Homeowner Policy Coverages
– Part 1
A homeowner policy is a protection package that provides coverage for your property, medical payments for others, and protection against claims someone else makes against you. This type of policy is available for primary residence homes occupied by the owners.
There are a wide variety of homeowner policies available, so be sure to read your policy to find out what coverage your insurance company provides. The following are some of the coverages that may be included in your policy:
This coverage provides for the repair or replacement of your damaged or destroyed home and attached structures, such as a garage or deck. Most homeowner policies provide replacement coverage. This coverage pays the actual cost to replace your home up to the limit of your policy. The amount of coverage is generally a percentage of the amount it would cost the insurance company to completely rebuild your home.
Some policies offer guaranteed replacement cost. Under this policy, the company will pay the full cost to replace your home, even if it is above the policy limit.
Before you have a loss, discuss with your agent or company how replacement costs work and the conditions of the policy limit for your specific coverage.
Coverage for Other Structures
This coverage provides for the repair or replacement of other permanent, separate, unattached structures on your property. The limit is typically 10 percent of the dwelling coverage. This coverage protects against a loss to a detached garage, personal workshop or attached fence. It usually will not provide coverage for other buildings on your property that renters occupy, or buildings you use for business. If you have an unusually large detached garage or several outbuildings on your property, you may need to buy additional coverage.

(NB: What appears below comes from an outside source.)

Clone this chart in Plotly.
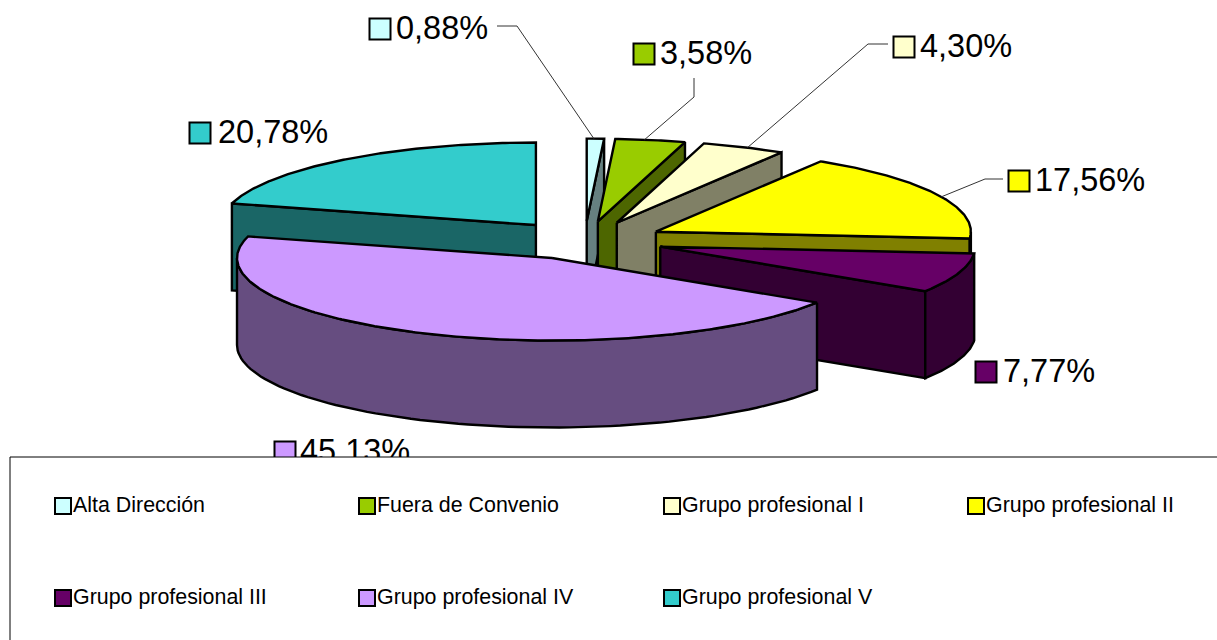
import numpy as np
import plotly.graph_objects as go

categories = ["Alta Dirección", "Fuera de Convenio", "Grupo profesional I", "Grupo profesional II",
              "Grupo profesional III", "Grupo profesional IV", "Grupo profesional V"]
values = [0.88, 3.58, 4.30, 17.56, 7.77, 45.13, 20.78]
value_labels = ["0,88%", "3,58%", "4,30%", "17,56%", "7,77%", "45,13%", "20,78%"]
top_colors = ["#CCFFFF", "#99CC00", "#FFFFCC", "#FFFF00", "#660066", "#CC99FF", "#33CCCC"]
wall_colors = ["#668080", "#4D6600", "#808066", "#808000", "#330033", "#664D80", "#1A6666"]

# pie geometry (page pixels)
CX, CY, RX, RY, DEPTH = 584.5, 240.4, 315.0, 82.5, 87.0
EXPLODE_X, EXPLODE_Y = 80.0, 19.3
# data label anchor: marker x, text x, y
label_pos = [(380, 396, 29), (644, 660, 54), (904, 920, 47), (1019, 1035, 181),
             (986, 1003, 372), (285, 300, 452), (200, 218, 133)]
LABEL_TEXT_DY = 2
# leader: start, elbow (only for the labels that have one)
leaders = {0: [(497, 26), (517, 26)], 1: [(694, 78), (694, 97)],
           2: [(888, 44), (868, 44)], 3: [(1003, 179), (985, 179)]}
legend_pos = [(63, 506), (367, 506), (672, 506), (976, 506), (63, 598), (367, 598), (672, 598)]

fig = go.Figure()


def poly(xs, ys, fill, width=2.4):
    fig.add_trace(go.Scatter(x=list(xs) + [xs[0]], y=list(ys) + [ys[0]], mode="lines", fill="toself",
                             fillcolor=fill, line=dict(color="black", width=width),
                             hoverinfo="skip", showlegend=False))


total = sum(values)
edges = np.cumsum([0] + values) / total * 360.0
slices = []
for i, v in enumerate(values):
    a0, a1 = edges[i], edges[i + 1]
    mid = np.radians((a0 + a1) / 2)
    slices.append(dict(i=i, a0=a0, a1=a1, ax=CX + EXPLODE_X * np.sin(mid), ay=CY - EXPLODE_Y * np.cos(mid)))


def rim(s, deg):
    t = np.radians(deg)
    return s["ax"] + RX * np.sin(t), s["ay"] - RY * np.cos(t)


def cut_wall(s, deg, color):
    x, y = rim(s, deg)
    poly([s["ax"], x, x, s["ax"]], [s["ay"], y, y + DEPTH, s["ay"] + DEPTH], color)


# back to front: last slice (behind) first, then clockwise
order = [6, 0, 1, 2, 3, 4, 5]
for idx in order:
    s = slices[idx]
    wall = wall_colors[idx]
    if np.sin(np.radians(s["a0"])) < 0:
        cut_wall(s, s["a0"], wall)
    if 0 < s["a1"] < 180:
        cut_wall(s, s["a1"], wall)
    lo, hi = max(s["a0"], 90), min(s["a1"], 270)
    if hi > lo:
        ang = np.linspace(lo, hi, 80)
        px, py = rim(s, ang)
        poly(list(px) + list(px[::-1]), list(py) + list(py[::-1] + DEPTH), wall)
    ang = np.linspace(s["a0"], s["a1"], max(4, int(s["a1"] - s["a0"]) * 2))
    px, py = rim(s, ang)
    poly([s["ax"]] + list(px), [s["ay"]] + list(py), top_colors[idx])

# leader lines end on the slice rim
leader_angle = {0: 1.3, 1: 8.5, 2: 24.5, 3: 65.0}
for idx, pts in leaders.items():
    ex, ey = rim(slices[idx], leader_angle[idx])
    fig.add_trace(go.Scatter(x=[p[0] for p in pts] + [ex], y=[p[1] for p in pts] + [ey], mode="lines",
                             line=dict(color="#333333", width=1), hoverinfo="skip", showlegend=False))

# data labels
for idx, (mx, tx, y) in enumerate(label_pos):
    fig.add_trace(go.Scatter(x=[mx], y=[y], mode="markers",
                             marker=dict(symbol="square", size=21, color=top_colors[idx],
                                         line=dict(color="black", width=2)),
                             hoverinfo="skip", showlegend=False))
    fig.add_trace(go.Scatter(x=[tx], y=[y + LABEL_TEXT_DY], mode="text", text=[value_labels[idx]],
                             textposition="middle right",
                             textfont=dict(family="Liberation Sans", size=32.5, color="black"),
                             hoverinfo="skip", showlegend=False))

# legend box (drawn over the bottom label, which it cuts off)
fig.add_trace(go.Scatter(x=[10, 1300, 1300, 10, 10], y=[457, 457, 700, 700, 457], mode="lines", fill="toself",
                         fillcolor="white", line=dict(color="black", width=1), hoverinfo="skip", showlegend=False))
for idx, (mx, y) in enumerate(legend_pos):
    fig.add_trace(go.Scatter(x=[mx], y=[y], mode="markers",
                             marker=dict(symbol="square", size=16, color=top_colors[idx],
                                         line=dict(color="black", width=2)),
                             hoverinfo="skip", showlegend=False))
    fig.add_trace(go.Scatter(x=[mx + 10], y=[y + 1], mode="text", text=[categories[idx]], textposition="middle right",
                             textfont=dict(family="Liberation Sans", size=21.4, color="black"),
                             hoverinfo="skip", showlegend=False))

fig.update_layout(width=1217, height=640, margin=dict(l=0, r=0, t=0, b=0), autosize=False,
                  paper_bgcolor="white", plot_bgcolor="white", showlegend=False,
                  xaxis=dict(range=[0, 1217], visible=False, fixedrange=True),
                  yaxis=dict(range=[640, 0], visible=False, fixedrange=True))
fig.write_html("out.html", config=dict(displayModeBar=False),
               post_script="document.body.style.margin='0';document.body.style.overflow='hidden';")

Personal Property Coverage
This coverage provides for repair or replacement of your furnishings and personal items, such as your TV, stereo, clothing, dishes, etc. The cost is usually 70 percent of the dwelling coverage for replacement costs, depending on your insurance company. Your replacement coverage is based on the used value until you actually replace the item. This means your insurance company will initially pay you for the used value of your item. After you buy the replacement item, your insurance company will pay you the difference between the used value and the actual replacement cost.
This coverage extends worldwide, but usually provides only up to 10 percent of the personal property coverage limit for property you take with you when you travel. You may be able to buy increased limits on personal property for an additional cost.
Insurance companies usually offer personal property coverage on a named peril basis. This means that the policy will specify and list the perils that trigger coverage. Commonly covered perils include fire, lightning, windstorm, hail, explosion, riot or civil commotion, aircraft, vehicles, smoke, vandalism and malicious mischief, theft, and damage caused by falling objects.
Your policy may require specific coverage limits for specified property and perils. Ask your agent or insurer if you need to raise those limits.
Homeowner policies do have exclusions. For example, they do not cover a roommate’s or renter’s property, autos, and large boats. Also, check with your agent or insurer to see if you can buy replacement cost coverage on your personal property, or buy increased limits on jewelry, sports equipment, cameras, stamp and coin collections, computers, silver, and valuable artwork.